Somewhat unrelated and maybe a little philosophical, but noticing people here arguing about how “real men” dress and drink whiskey made me think about this: Instagram’s AI has detected my interest in men’s style and now occasionally suggests sites like @mensfashionvids (or similar), which feature muscular men with super tight semi-classical clothes and extremely accurate beards and haircuts. This has a very Geordie Shore-like vibe that I can’t relate to, but then again – do you think there really is a categorical difference between what I guess is your target audience and these people, other than more or less subtle (and likely slightly classist) differences in taste, and the fact that people who afford bespoke usually don’t have the time for daily gym sessions? And if yes, how would you phrase it? I see all the minor aspects, the appreciation for craft and heritage, maybe the knowledge of cultural legacy – but in the end, what’s really the difference between being delighted by the reflection of your formidable suit or your huge pectorals in a shop window. I hope my point comes across. Thanks for your great work on this site!


Thanks for your quick reply – I see you do indeed work late!

Maybe one day you’ll find time to write a piece about how brands and producers (and consumers) deal with these issues of taste, which to me seem to be gradual rather than categorical. How do you remain relevant and on the height of taste without snobbery, how do you avoid being appropriated by a tasteless audience, how to balance mass appeal (for commercial success) and the pitfalls of vulgarity. How much longer will you wear your Belgian loafers now that they have become a favorite of the muscle bros 🙂 ?

Have a nice evening!


On your last point, I would point out based on observation that those interested in classic, subtle menswear care just as deeply about what others think — if not more.

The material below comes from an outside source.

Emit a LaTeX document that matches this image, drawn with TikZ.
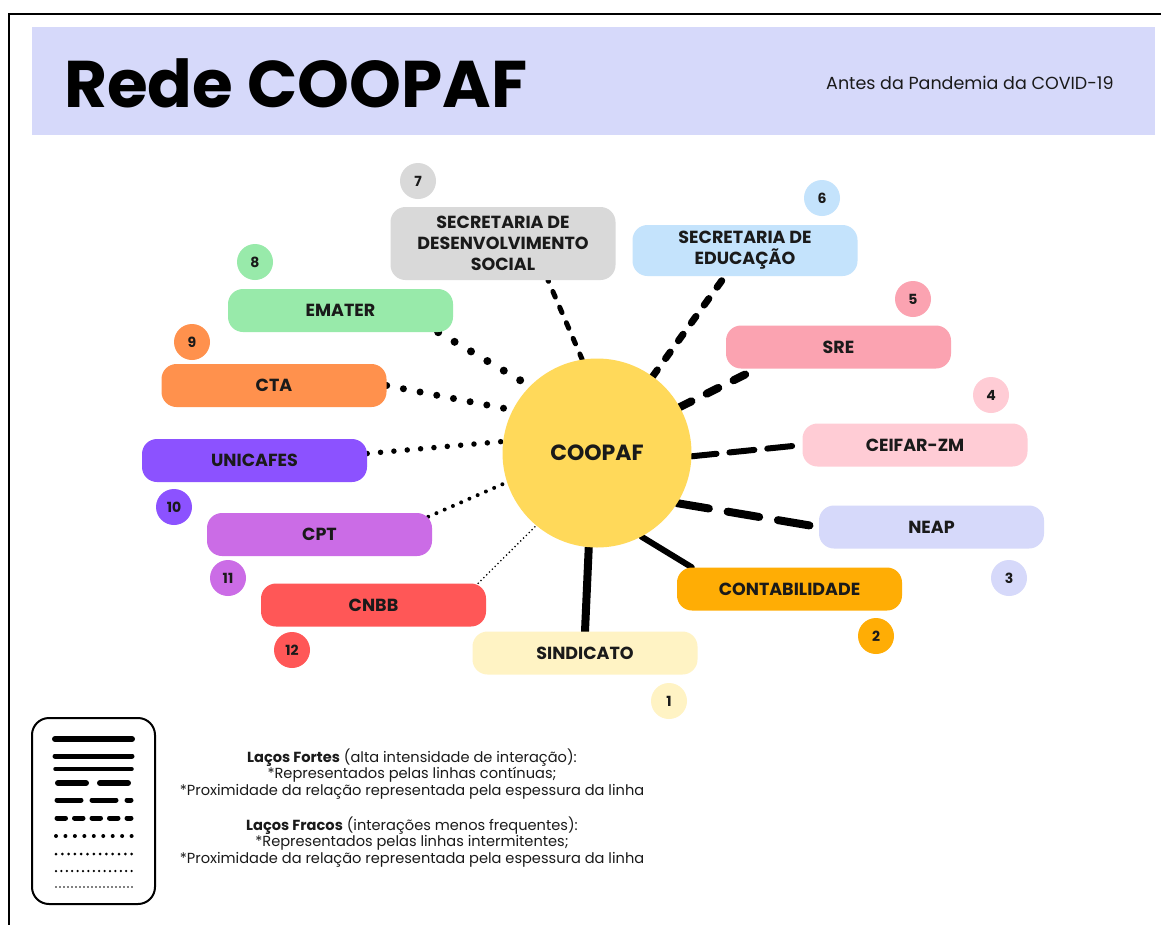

Perhaps Simon you mean that those with flashy suits and muscles *look* as if they’re trying too hard to impress others? Both parties try hard, but with flashy people, it’s distastefully obvious to society?


What I would also find very interesting are your personal experiences with originally classical things falling out of good taste.

E.g., over the last years I had this with double monks, which at some point I wouldn’t want to wear any longer observing them to become a favorite of the flashy types described above, or with certain metal/horn panto glasses after they became a hipster barista cliche. I realize its snobbery, but is this something you can relate too?


Hi Simon,
Forgive me if I have misinterpreted this but have listened a couple of times. Gauthier referred to “culture before money” which is a brilliant phrase and why I found his comments about going to Rolex and Cartier to burn money (his words) a little jarring.


I followed your recommendation and listened to the podcast! Marvellous inspiring!


It is surprising to me how emotionally Gauthier´s opinions were discussed here. As a regular reader I felt his opinions were agreeable and well put. They were familiar and refreshing at the same time. Always nice when you kind of always knew about something, but somebody more eloquent helps you putting your thought into words that stick.
The only thing I am highly sceptical about is calling luxury items like diamonds intrinsically valuable. My knowledge about diamonds goes as far as a DiCaprio hollywood-film but still I´d say this point is at least debateable. I am sure that there is a huge marketing strategy about the perceived value of diamonds (gold etc.). Although I totally agree with the idea about a well understood form of materialism, which is a different topic for me.